Cette décision prise à plus des deux tiers de la Choura d'Ennahdha va
dans le sens d'un apaisement du conflit qui mine la société tunisienne
au risque de la faire sombrer par la Fitna (discorde) dans une fracture
civile. Bien que son challenger islamiste Hechmi Hamdi éructe encore, de
sa TV londonienne Al Mustakillah, que Rached Ghanouchi aurait trahi la
volonté de ses électeurs nahdhaouis, le chef d'Ennahdha s'en défend dans
un souci de conciliation nationale, affirmant qu'un projet charaïque
n'était pas dans son programme électoral - il s'est effectivement
prononcé pour un État civil - mais qu'on verrait « dans un
autre programme » (Radio Mosaïque, 26 mars 2012).
Cheikh Rached Ghanouchi, dans son discours onctueux, développe-t-il
seulement une stratégie électorale mettant en avant un islamisme dit
light, version AKPiste, plus rassembleur, moins inquiétant pour
les démocrates progressistes et laïques, de nature à faire revenir les
investisseurs étrangers jusqu'ici sur le qui vive, et cela dans la
perspective de prochaines élections prévues entre le 20 mars et le 1er
juin 2013, date que nous choisissons symboliquement pour cadrer
l'entreprise ? Alors, de surcroît, ce chef de grande stature, seul
autorité véritablement cohérente, d'une grande culture, à la casuistique
redoutable et à la rhétorique pateline, subtile et même spirituelle, qui
ne devrait pas se représenter à la présidence d'Ennahdha en démocrate
qui aurait épuisé ses deux mandats, ne serait-il pas dans une telle
stratégie le candidat idéal à la présidence de la République ?

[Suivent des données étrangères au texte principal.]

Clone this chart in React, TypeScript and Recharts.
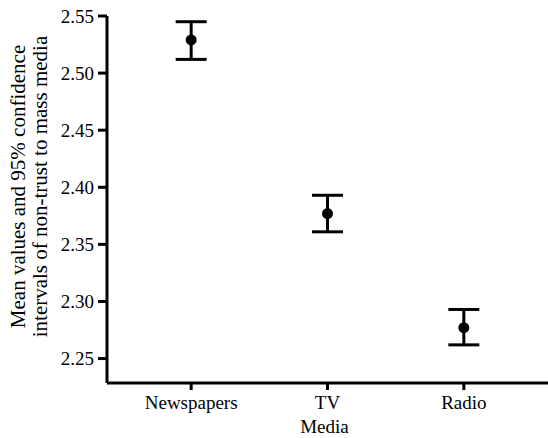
import React from 'react';
import {
  ScatterChart,
  Scatter,
  XAxis,
  YAxis,
  ErrorBar,
  Label,
} from 'recharts';

// Mean non-trust scores per medium with 95% CI bounds
const media = ['Newspapers', 'TV', 'Radio'];
const means = [2.529, 2.377, 2.277];
const lower = [2.512, 2.361, 2.262];
const upper = [2.545, 2.393, 2.293];
const yTicks = [2.25, 2.3, 2.35, 2.4, 2.45, 2.5, 2.55];

const data = media.map((name, i) => ({
  name,
  mean: means[i],
  ci: [means[i] - lower[i], upper[i] - means[i]],
}));

const FONT = '"Liberation Serif", "DejaVu Serif", serif';

const YLabel = (props: any) => {
  const { viewBox } = props;
  const cy = viewBox.y + viewBox.height / 2 - 13;
  return (
    <text
      transform={`rotate(-90, 0, ${cy})`}
      x={0}
      y={cy}
      textAnchor="middle"
      fontFamily={FONT}
      fontSize={21}
      fill="#000"
    >
      <tspan x={0} y={cy + 25}>Mean values and 95% confidence</tspan>
      <tspan x={0} y={cy + 47}>intervals of non-trust to mass media</tspan>
    </text>
  );
};

const XLabel = (props: any) => {
  const { viewBox } = props;
  return (
    <text
      x={viewBox.x + viewBox.width / 2 - 3}
      y={433}
      textAnchor="middle"
      fontFamily={FONT}
      fontSize={19}
      fill="#000"
    >
      Media
    </text>
  );
};

const Dot = (props: any) => <circle cx={props.cx} cy={props.cy} r={5.5} fill="#000" />;

export default function App() {
  return (
    <div style={{ position: 'absolute', left: 0, top: 0, background: '#fff' }}>
      <ScatterChart
        width={548}
        height={438}
        margin={{ top: 16, right: 0, bottom: 25, left: 0 }}
      >
        <XAxis
          dataKey="name"
          type="category"
          height={30}
          allowDuplicatedCategory={false}
          padding={{ left: 16, right: 16 }}
          axisLine={{ stroke: '#000', strokeWidth: 3 }}
          tickLine={{ stroke: '#000', strokeWidth: 3 }}
          tickSize={7}
          tickMargin={6}
          tick={{ fill: '#000', fontFamily: FONT, fontSize: 19 }}
        >
          <Label content={XLabel} />
        </XAxis>
        <YAxis
          type="number"
          dataKey="mean"
          width={107}
          domain={[2.2286, 2.55]}
          ticks={yTicks}
          tickFormatter={(v: number) => v.toFixed(2)}
          axisLine={{ stroke: '#000', strokeWidth: 3 }}
          tickLine={{ stroke: '#000', strokeWidth: 3 }}
          tickSize={9}
          tickMargin={4}
          tick={{ fill: '#000', fontFamily: FONT, fontSize: 19 }}
        >
          <Label content={YLabel} />
        </YAxis>
        <Scatter data={data} dataKey="mean" shape={Dot} isAnimationActive={false}>
          <ErrorBar
            dataKey="ci"
            direction="y"
            width={15.5}
            stroke="#000"
            strokeWidth={3}
          />
        </Scatter>
      </ScatterChart>
    </div>
  );
}
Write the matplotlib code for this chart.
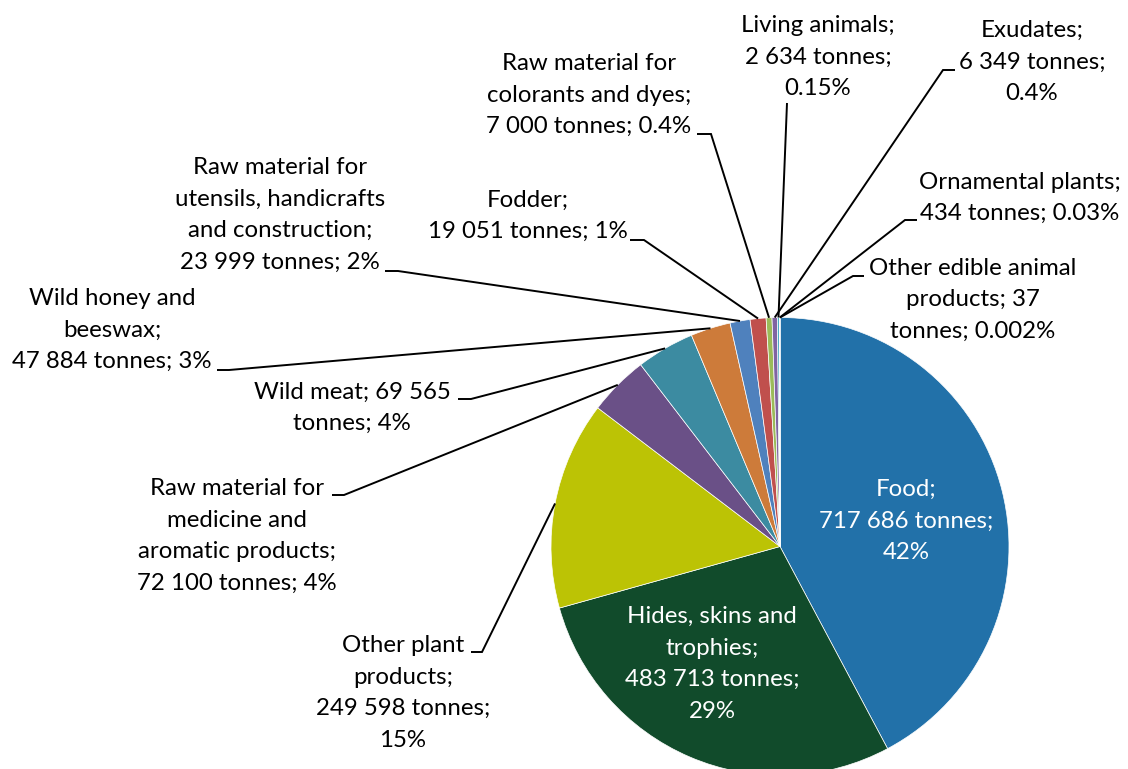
import numpy as np
import matplotlib.pyplot as plt

# tonnes of wild products by use (reading order clockwise from 12 o'clock)
categories = ["Food", "Hides, skins and trophies", "Other plant products",
              "Raw material for medicine and aromatic products", "Wild meat",
              "Wild honey and beeswax",
              "Raw material for utensils, handicrafts and construction",
              "Fodder", "Raw material for colorants and dyes", "Exudates",
              "Living animals", "Ornamental plants", "Other edible animal products"]
tonnes = [717686, 483713, 249598, 72100, 69565, 47884, 23999, 19051, 7000,
          6349, 2634, 434, 37]
labels = [
    "Food;\n717 686 tonnes;\n42%",
    "Hides, skins and\ntrophies;\n483 713 tonnes;\n29%",
    "Other plant\nproducts;\n249 598 tonnes;\n15%",
    "Raw material for\nmedicine and\naromatic products;\n72 100 tonnes; 4%",
    "Wild meat; 69 565\ntonnes; 4%",
    "Wild honey and\nbeeswax;\n47 884 tonnes; 3%",
    "Raw material for\nutensils, handicrafts\nand construction;\n23 999 tonnes; 2%",
    "Fodder;\n19 051 tonnes; 1%",
    "Raw material for\ncolorants and dyes;\n7 000 tonnes; 0.4%",
    "Exudates;\n6 349 tonnes;\n0.4%",
    "Living animals;\n2 634 tonnes;\n0.15%",
    "Ornamental plants;\n434 tonnes; 0.03%",
    "Other edible animal\nproducts; 37\ntonnes; 0.002%",
]
colors = ["#2271a9", "#114b2b", "#bcc305", "#6a5087", "#3c8ba1", "#cd7b3a",
          "#4f81bd", "#c0504d", "#9bbb59", "#8064a2", "#4bacc6", "#f79646",
          "#2c4d75"]

W, H = 1128, 769

# label placement in image pixels: text centre, tick start, tick length (None = inside)
text_xy = [(906, 521), (712, 664), (403, 693), (237, 536), (352, 408),
           (112, 330), (280, 215), (528, 216), (589, 95), (1032, 62),
           (818, 57), (1020, 198), (973, 300)]
tick_xy = [None, None, (471, 652), (332, 495), (458, 399), (217, 370),
           (385, 271), (630, 240), (697, 134), (955, 70), (787, 103),
           (917, 220), (864, 276)]
tick_len = [0, 0, 11, 12, 13, 12, 13, 14, 14, -12, 0, -12, -11]

fig = plt.figure(figsize=(W / 100, H / 100), dpi=100)
ax = fig.add_axes([0, 0, 1, 1])

center = (780, H - 546.5)
radius = 229
wedges, _ = ax.pie(tonnes, colors=colors, startangle=90, counterclock=False,
                   center=center, radius=radius,
                   wedgeprops=dict(edgecolor="white", linewidth=0.5))
ax.set_xlim(0, W)
ax.set_ylim(0, H)
ax.set_aspect("equal")
ax.axis("off")

font = "Lato"
fs = 17.3
for i, w in enumerate(wedges):
    tx, ty = text_xy[i]
    inside = tick_xy[i] is None
    ax.text(tx, H - ty, labels[i], ha="center", va="center", fontsize=fs,
            family=font, linespacing=1.62,
            color="white" if inside else "black")
    if inside:
        continue
    mid = np.deg2rad((w.theta1 + w.theta2) / 2)
    ex = center[0] + radius * np.cos(mid)
    ey = center[1] + radius * np.sin(mid)
    sx, sy = tick_xy[i]
    kx = sx + tick_len[i]
    ax.plot([sx, kx, ex], [H - sy, H - sy, ey], color="black", lw=1.4,
            solid_capstyle="butt", solid_joinstyle="miter")

fig.savefig("out.png", dpi=100)
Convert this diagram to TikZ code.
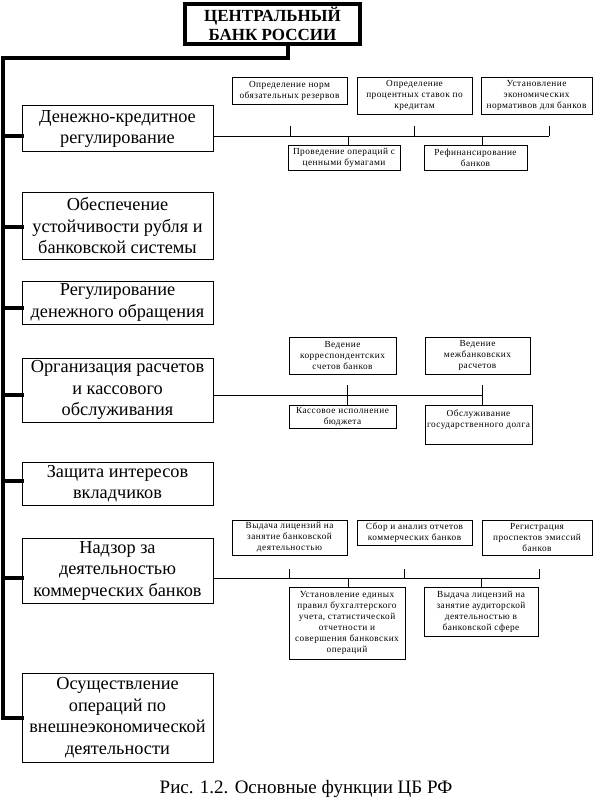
\documentclass[tikz,border=0pt]{standalone}
\usepackage{fontspec}
\setmainfont{Liberation Serif}
\newfontfamily\smallfont{Liberation Serif}[LetterSpace=5]
\newcommand\pbox[7]{\node[#1, minimum width={(#5-#3)*1pt}, minimum height={(#6-#4)*1pt}] (#2) at ({(#3+#5)/2},{(#4+#6)/2}) {#7};}
\begin{document}
\begin{tikzpicture}[x=1pt,y=-1pt,
  mainbox/.style={draw, line width=1pt, align=center, inner sep=0pt, font=\fontsize{18.3}{21.5}\selectfont},
  smallbox/.style={draw, line width=0.8pt, align=center, inner sep=0pt, font=\smallfont\fontsize{9.3}{11}\selectfont},
  titlebox/.style={draw, line width=3.5pt, align=center, inner sep=0pt, font=\bfseries\fontsize{17}{19}\selectfont},
  trunk/.style={line width=4pt, line cap=rect},
  conn/.style={line width=0.9pt}]
\useasboundingbox (0,0) rectangle (598,802);

% title
\pbox{titlebox}{title}{185}{4}{360}{44}{ЦЕНТРАЛЬНЫЙ\\БАНК РОССИИ}

% main boxes
\pbox{mainbox}{b1}{22}{106}{213}{152}{Денежно-кредитное\\регулирование}
\pbox{mainbox}{b2}{22}{193}{213}{259}{Обеспечение\\устойчивости рубля и\\банковской системы}
\pbox{mainbox}{b3}{22}{281}{213}{324}{Регулирование\\денежного обращения}
\pbox{mainbox}{b4}{22}{358}{213}{422}{Организация расчетов\\и кассового\\обслуживания}
\pbox{mainbox}{b5}{22}{462}{213}{505}{Защита интересов\\вкладчиков}
\pbox{mainbox}{b6}{22}{538}{213}{603}{Надзор за\\деятельностью\\коммерческих банков}
\pbox{mainbox}{b7}{22}{673}{213}{762}{Осуществление\\операций по\\внешнеэкономической\\деятельности}

% trunk
\coordinate (t0) at (288,58);
\coordinate (t1) at (2.5,58);
\coordinate (t2) at (2.5,718);
\draw[trunk] (title.south -| t0) -- (t0) -- (t1) -- (t2);
\foreach \n/\y in {1/136,2/227,3/308,4/395,5/481,6/578,7/718}{
  \coordinate (s\n) at (2.5,\y);
  \draw[trunk] (s\n) -- (s\n -| b\n.west);
}

% group 1
\pbox{smallbox}{a1}{232}{77}{347}{104}{Определение норм\\обязательных резервов}
\pbox{smallbox}{a2}{357}{77}{472}{114}{Определение\\процентных ставок по\\кредитам}
\pbox{smallbox}{a3}{481}{77}{592}{114}{Установление\\экономических\\нормативов для банков}
\pbox{smallbox}{a4}{288}{145}{400}{170}{Проведение операций с\\ценными бумагами}
\pbox{smallbox}{a5}{424}{145}{527}{170}{Рефинансирование\\банков}
\coordinate (e1) at (549,136);
\draw[conn] (s1 -| b1.east) -- (e1);
\foreach \x in {290,414,549}{\draw[conn] (\x,136) -- (\x,126);}
\draw[conn] (348,136) -- (348,136 |- a4.north);
\draw[conn] (482,136) -- (482,136 |- a5.north);

% group 2
\pbox{smallbox}{c1}{289}{337}{396}{374}{Ведение\\корреспондентских\\счетов банков}
\pbox{smallbox}{c2}{425}{337}{530}{374}{Ведение\\межбанковских\\расчетов}
\pbox{smallbox}{c3}{289}{405}{396}{428}{Кассовое исполнение\\бюджета}
\pbox{smallbox}{c4}{425}{405}{532}{444}{Обслуживание\\государственного долга\\\mbox{}}
\coordinate (e4) at (482,395);
\draw[conn] (s4 -| b4.east) -- (e4);
\foreach \x in {347,482}{\draw[conn] (\x,385) -- (\x,405);}

% group 3
\pbox{smallbox}{d1}{232}{520}{347}{555}{Выдача лицензий на\\занятие банковской\\деятельностью}
\pbox{smallbox}{d2}{357}{520}{472}{545}{Сбор и анализ отчетов\\коммерческих банков}
\pbox{smallbox}{d3}{482}{520}{592}{555}{Регистрация\\проспектов эмиссий\\банков}
\pbox{smallbox}{d4}{289}{587}{405}{659}{Установление единых\\правил бухгалтерского\\учета, статистической\\отчетности и\\совершения банковских\\операций}
\pbox{smallbox}{d5}{424}{587}{538}{636}{Выдача лицензий на\\занятие аудиторской\\деятельностью в\\банковской сфере}
\coordinate (e6) at (540,578);
\draw[conn] (s6 -| b6.east) -- (e6);
\foreach \x in {289,404,539}{\draw[conn] (\x,578) -- (\x,569);}
\draw[conn] (348,578) -- (348,578 |- d4.north);
\draw[conn] (481,578) -- (481,578 |- d5.north);

% caption
\node[font=\fontsize{19}{21}\selectfont, inner sep=0pt] (caption) at (306,789) {Рис. 1.2. Основные функции ЦБ РФ};
\end{tikzpicture}
\end{document}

La société civile démocratique et les organisations partisanes qui se
hâtent lentement à organiser un front républicain, ont devant elles une
année pour se mettre en ordre de marche. Par bonheur et paradoxalement,
le fanatisme fondamentaliste « roule » pour elles et les
exactions salafistes ouvrent un boulevard aux modernistes.